- _RECORDED INFORMATION_
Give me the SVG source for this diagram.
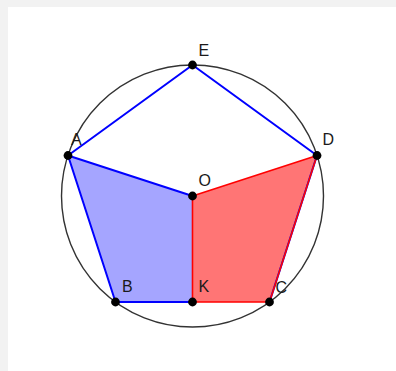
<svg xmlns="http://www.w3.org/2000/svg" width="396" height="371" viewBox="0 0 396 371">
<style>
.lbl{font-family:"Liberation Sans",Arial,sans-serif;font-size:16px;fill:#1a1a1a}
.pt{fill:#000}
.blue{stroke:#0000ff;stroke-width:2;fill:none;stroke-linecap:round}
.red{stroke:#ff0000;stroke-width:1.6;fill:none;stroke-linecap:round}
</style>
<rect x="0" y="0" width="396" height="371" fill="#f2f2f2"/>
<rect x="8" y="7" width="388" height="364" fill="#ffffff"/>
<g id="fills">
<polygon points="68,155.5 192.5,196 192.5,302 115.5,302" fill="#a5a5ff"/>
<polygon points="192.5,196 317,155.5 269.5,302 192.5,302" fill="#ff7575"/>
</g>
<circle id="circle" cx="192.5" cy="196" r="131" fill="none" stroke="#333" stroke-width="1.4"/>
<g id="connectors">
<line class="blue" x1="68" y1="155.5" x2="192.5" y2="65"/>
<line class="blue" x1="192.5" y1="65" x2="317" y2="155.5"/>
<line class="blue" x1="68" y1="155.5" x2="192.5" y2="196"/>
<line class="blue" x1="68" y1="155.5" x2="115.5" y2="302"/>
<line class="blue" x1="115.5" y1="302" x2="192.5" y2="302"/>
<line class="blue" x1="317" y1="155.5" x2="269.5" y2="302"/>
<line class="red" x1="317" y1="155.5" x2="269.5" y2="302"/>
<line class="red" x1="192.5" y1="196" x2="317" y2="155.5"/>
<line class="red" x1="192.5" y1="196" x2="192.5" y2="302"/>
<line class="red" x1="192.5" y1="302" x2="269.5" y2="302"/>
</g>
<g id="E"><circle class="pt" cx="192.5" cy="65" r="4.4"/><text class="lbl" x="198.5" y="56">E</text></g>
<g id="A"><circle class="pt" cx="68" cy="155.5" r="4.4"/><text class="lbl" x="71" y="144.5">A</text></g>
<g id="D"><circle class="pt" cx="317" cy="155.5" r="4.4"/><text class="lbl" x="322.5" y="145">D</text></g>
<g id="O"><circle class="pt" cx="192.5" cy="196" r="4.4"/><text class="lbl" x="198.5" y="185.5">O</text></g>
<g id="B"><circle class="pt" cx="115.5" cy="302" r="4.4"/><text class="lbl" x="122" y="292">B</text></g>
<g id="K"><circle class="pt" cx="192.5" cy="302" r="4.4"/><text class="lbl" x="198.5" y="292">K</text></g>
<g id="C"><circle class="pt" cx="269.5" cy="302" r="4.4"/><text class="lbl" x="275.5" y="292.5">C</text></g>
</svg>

- _THE EXERCISE_
Write out the listing above again, exactly, but with no pictures in the copy.

- _EXERCISE SOLUTION_
Give me the SVG source for this diagram.
<svg xmlns="http://www.w3.org/2000/svg" width="396" height="371" viewBox="0 0 396 371">
<style>
.lbl{font-family:"Liberation Sans",Arial,sans-serif;font-size:16px;fill:#1a1a1a}
.pt{fill:#000}
.blue{stroke:#0000ff;stroke-width:2;fill:none;stroke-linecap:round}
.red{stroke:#ff0000;stroke-width:1.6;fill:none;stroke-linecap:round}
</style>
<rect x="0" y="0" width="396" height="371" fill="#f2f2f2"/>
<rect x="8" y="7" width="388" height="364" fill="#ffffff"/>
<g id="fills">
<polygon points="68,155.5 192.5,196 192.5,302 115.5,302" fill="#a5a5ff"/>
<polygon points="192.5,196 317,155.5 269.5,302 192.5,302" fill="#ff7575"/>
</g>
<circle id="circle" cx="192.5" cy="196" r="131" fill="none" stroke="#333" stroke-width="1.4"/>
<g id="connectors">
<line class="blue" x1="68" y1="155.5" x2="192.5" y2="65"/>
<line class="blue" x1="192.5" y1="65" x2="317" y2="155.5"/>
<line class="blue" x1="68" y1="155.5" x2="192.5" y2="196"/>
<line class="blue" x1="68" y1="155.5" x2="115.5" y2="302"/>
<line class="blue" x1="115.5" y1="302" x2="192.5" y2="302"/>
<line class="blue" x1="317" y1="155.5" x2="269.5" y2="302"/>
<line class="red" x1="317" y1="155.5" x2="269.5" y2="302"/>
<line class="red" x1="192.5" y1="196" x2="317" y2="155.5"/>
<line class="red" x1="192.5" y1="196" x2="192.5" y2="302"/>
<line class="red" x1="192.5" y1="302" x2="269.5" y2="302"/>
</g>
<g id="E"><circle class="pt" cx="192.5" cy="65" r="4.4"/><text class="lbl" x="198.5" y="56">E</text></g>
<g id="A"><circle class="pt" cx="68" cy="155.5" r="4.4"/><text class="lbl" x="71" y="144.5">A</text></g>
<g id="D"><circle class="pt" cx="317" cy="155.5" r="4.4"/><text class="lbl" x="322.5" y="145">D</text></g>
<g id="O"><circle class="pt" cx="192.5" cy="196" r="4.4"/><text class="lbl" x="198.5" y="185.5">O</text></g>
<g id="B"><circle class="pt" cx="115.5" cy="302" r="4.4"/><text class="lbl" x="122" y="292">B</text></g>
<g id="K"><circle class="pt" cx="192.5" cy="302" r="4.4"/><text class="lbl" x="198.5" y="292">K</text></g>
<g id="C"><circle class="pt" cx="269.5" cy="302" r="4.4"/><text class="lbl" x="275.5" y="292.5">C</text></g>
</svg>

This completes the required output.